● **Information shown**

::::::

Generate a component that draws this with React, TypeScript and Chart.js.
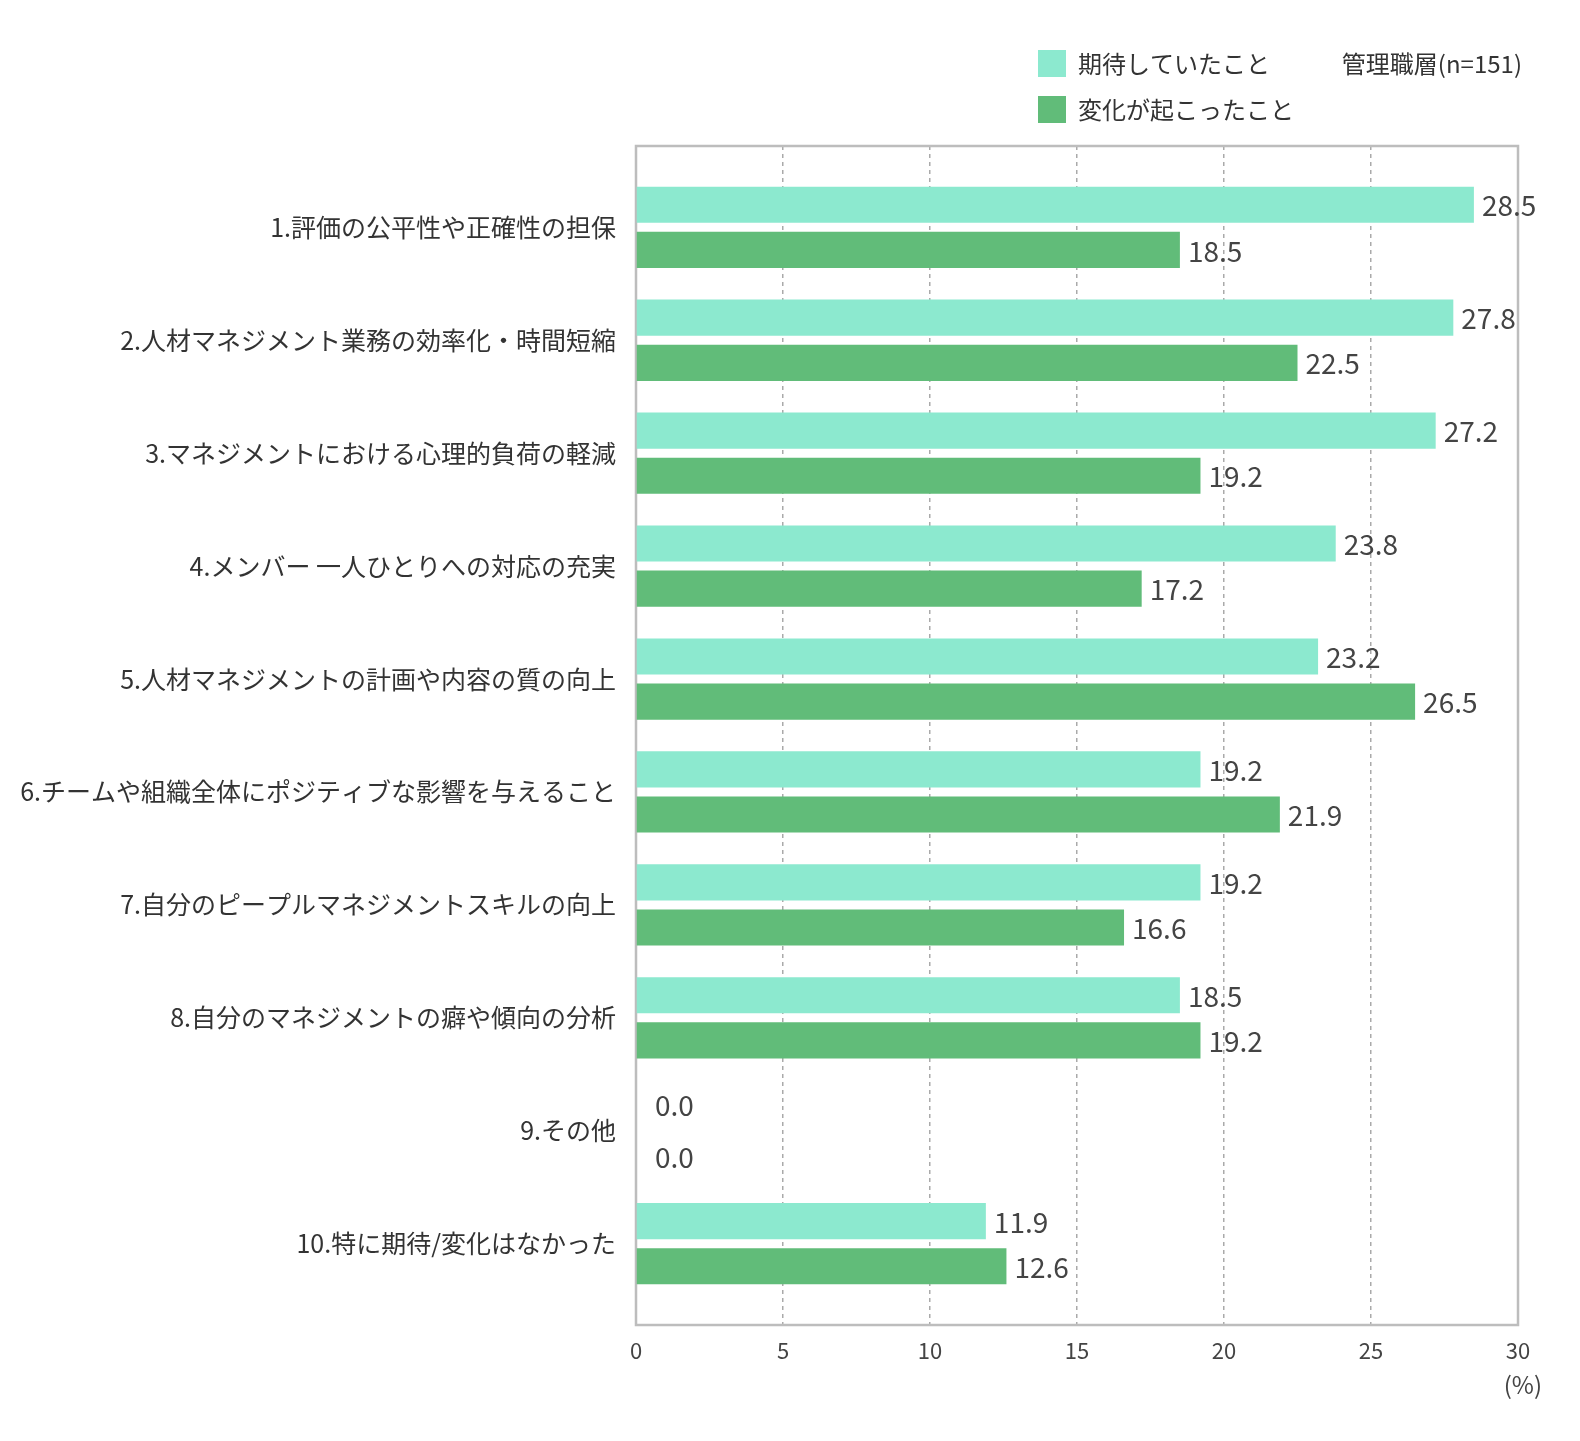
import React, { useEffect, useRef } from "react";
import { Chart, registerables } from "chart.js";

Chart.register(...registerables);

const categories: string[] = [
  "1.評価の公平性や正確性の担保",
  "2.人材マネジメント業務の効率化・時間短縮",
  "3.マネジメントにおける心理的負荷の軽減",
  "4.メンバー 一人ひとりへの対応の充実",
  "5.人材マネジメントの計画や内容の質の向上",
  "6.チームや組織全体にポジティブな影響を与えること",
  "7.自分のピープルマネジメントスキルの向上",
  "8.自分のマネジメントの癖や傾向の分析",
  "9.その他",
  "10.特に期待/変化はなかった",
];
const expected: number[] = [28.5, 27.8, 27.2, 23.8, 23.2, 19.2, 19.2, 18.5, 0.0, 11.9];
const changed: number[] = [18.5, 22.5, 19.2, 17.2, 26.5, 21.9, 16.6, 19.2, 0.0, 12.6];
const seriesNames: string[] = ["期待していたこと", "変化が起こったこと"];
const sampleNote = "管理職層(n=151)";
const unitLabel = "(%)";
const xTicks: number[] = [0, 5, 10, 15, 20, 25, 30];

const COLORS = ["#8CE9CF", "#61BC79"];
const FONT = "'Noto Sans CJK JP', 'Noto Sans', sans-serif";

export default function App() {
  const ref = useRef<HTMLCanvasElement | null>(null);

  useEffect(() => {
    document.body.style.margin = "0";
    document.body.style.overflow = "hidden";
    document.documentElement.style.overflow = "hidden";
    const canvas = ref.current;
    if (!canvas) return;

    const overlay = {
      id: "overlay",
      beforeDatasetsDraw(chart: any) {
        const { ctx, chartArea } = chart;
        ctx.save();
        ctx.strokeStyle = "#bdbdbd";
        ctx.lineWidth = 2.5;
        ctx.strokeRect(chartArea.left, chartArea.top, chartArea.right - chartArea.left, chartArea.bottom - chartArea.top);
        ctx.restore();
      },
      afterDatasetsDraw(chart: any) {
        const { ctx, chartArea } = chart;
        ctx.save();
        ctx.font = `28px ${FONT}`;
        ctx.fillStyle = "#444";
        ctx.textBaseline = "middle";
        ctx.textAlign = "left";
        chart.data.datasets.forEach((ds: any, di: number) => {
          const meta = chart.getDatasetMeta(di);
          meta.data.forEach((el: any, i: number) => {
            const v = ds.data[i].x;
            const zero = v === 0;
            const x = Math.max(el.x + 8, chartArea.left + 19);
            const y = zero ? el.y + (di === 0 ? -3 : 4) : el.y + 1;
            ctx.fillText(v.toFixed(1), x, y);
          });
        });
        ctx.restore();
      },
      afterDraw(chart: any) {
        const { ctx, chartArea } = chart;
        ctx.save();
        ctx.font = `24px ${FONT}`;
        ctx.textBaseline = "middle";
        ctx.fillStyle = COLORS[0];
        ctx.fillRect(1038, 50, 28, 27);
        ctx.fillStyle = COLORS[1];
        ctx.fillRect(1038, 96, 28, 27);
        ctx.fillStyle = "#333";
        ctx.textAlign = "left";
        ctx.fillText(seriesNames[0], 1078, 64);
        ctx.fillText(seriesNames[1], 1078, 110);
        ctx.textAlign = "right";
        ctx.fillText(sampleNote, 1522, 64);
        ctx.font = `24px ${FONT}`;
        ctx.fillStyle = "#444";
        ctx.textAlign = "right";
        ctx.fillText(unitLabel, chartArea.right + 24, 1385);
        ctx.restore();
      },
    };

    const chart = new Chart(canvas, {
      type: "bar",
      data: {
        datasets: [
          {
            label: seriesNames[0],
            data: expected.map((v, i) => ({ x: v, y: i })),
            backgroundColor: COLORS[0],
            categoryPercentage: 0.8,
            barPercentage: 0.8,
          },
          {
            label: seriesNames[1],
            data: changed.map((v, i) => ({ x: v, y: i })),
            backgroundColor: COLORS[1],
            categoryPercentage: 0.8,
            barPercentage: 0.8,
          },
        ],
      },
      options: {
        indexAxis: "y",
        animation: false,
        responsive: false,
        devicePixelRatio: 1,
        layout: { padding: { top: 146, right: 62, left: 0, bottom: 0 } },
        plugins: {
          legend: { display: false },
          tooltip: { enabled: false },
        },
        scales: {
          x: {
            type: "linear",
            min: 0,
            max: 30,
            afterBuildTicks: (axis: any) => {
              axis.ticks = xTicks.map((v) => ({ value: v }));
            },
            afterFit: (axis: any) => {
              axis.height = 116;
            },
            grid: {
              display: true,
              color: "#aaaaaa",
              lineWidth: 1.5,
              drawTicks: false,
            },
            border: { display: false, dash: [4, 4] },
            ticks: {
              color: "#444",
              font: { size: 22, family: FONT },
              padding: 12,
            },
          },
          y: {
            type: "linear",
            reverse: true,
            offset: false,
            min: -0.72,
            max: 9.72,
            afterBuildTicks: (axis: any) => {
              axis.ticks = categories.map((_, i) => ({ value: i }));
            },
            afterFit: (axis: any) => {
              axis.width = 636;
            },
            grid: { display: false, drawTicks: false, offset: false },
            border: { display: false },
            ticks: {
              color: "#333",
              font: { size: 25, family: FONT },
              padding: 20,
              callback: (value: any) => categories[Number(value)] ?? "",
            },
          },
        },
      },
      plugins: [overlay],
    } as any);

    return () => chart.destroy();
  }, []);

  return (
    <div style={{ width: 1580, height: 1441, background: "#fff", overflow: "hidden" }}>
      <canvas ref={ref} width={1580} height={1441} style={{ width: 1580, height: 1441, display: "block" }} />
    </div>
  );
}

::::::

● **Problem details**
Only lines belong in the copy: transcribe those from the start of the data through the line that contains "if (!canvas) return;", and skip the pictures.

● **The result**
Generate a component that draws this with React, TypeScript and Chart.js.
import React, { useEffect, useRef } from "react";
import { Chart, registerables } from "chart.js";

Chart.register(...registerables);

const categories: string[] = [
  "1.評価の公平性や正確性の担保",
  "2.人材マネジメント業務の効率化・時間短縮",
  "3.マネジメントにおける心理的負荷の軽減",
  "4.メンバー 一人ひとりへの対応の充実",
  "5.人材マネジメントの計画や内容の質の向上",
  "6.チームや組織全体にポジティブな影響を与えること",
  "7.自分のピープルマネジメントスキルの向上",
  "8.自分のマネジメントの癖や傾向の分析",
  "9.その他",
  "10.特に期待/変化はなかった",
];
const expected: number[] = [28.5, 27.8, 27.2, 23.8, 23.2, 19.2, 19.2, 18.5, 0.0, 11.9];
const changed: number[] = [18.5, 22.5, 19.2, 17.2, 26.5, 21.9, 16.6, 19.2, 0.0, 12.6];
const seriesNames: string[] = ["期待していたこと", "変化が起こったこと"];
const sampleNote = "管理職層(n=151)";
const unitLabel = "(%)";
const xTicks: number[] = [0, 5, 10, 15, 20, 25, 30];

const COLORS = ["#8CE9CF", "#61BC79"];
const FONT = "'Noto Sans CJK JP', 'Noto Sans', sans-serif";

export default function App() {
  const ref = useRef<HTMLCanvasElement | null>(null);

  useEffect(() => {
    document.body.style.margin = "0";
    document.body.style.overflow = "hidden";
    document.documentElement.style.overflow = "hidden";
    const canvas = ref.current;
    if (!canvas) return;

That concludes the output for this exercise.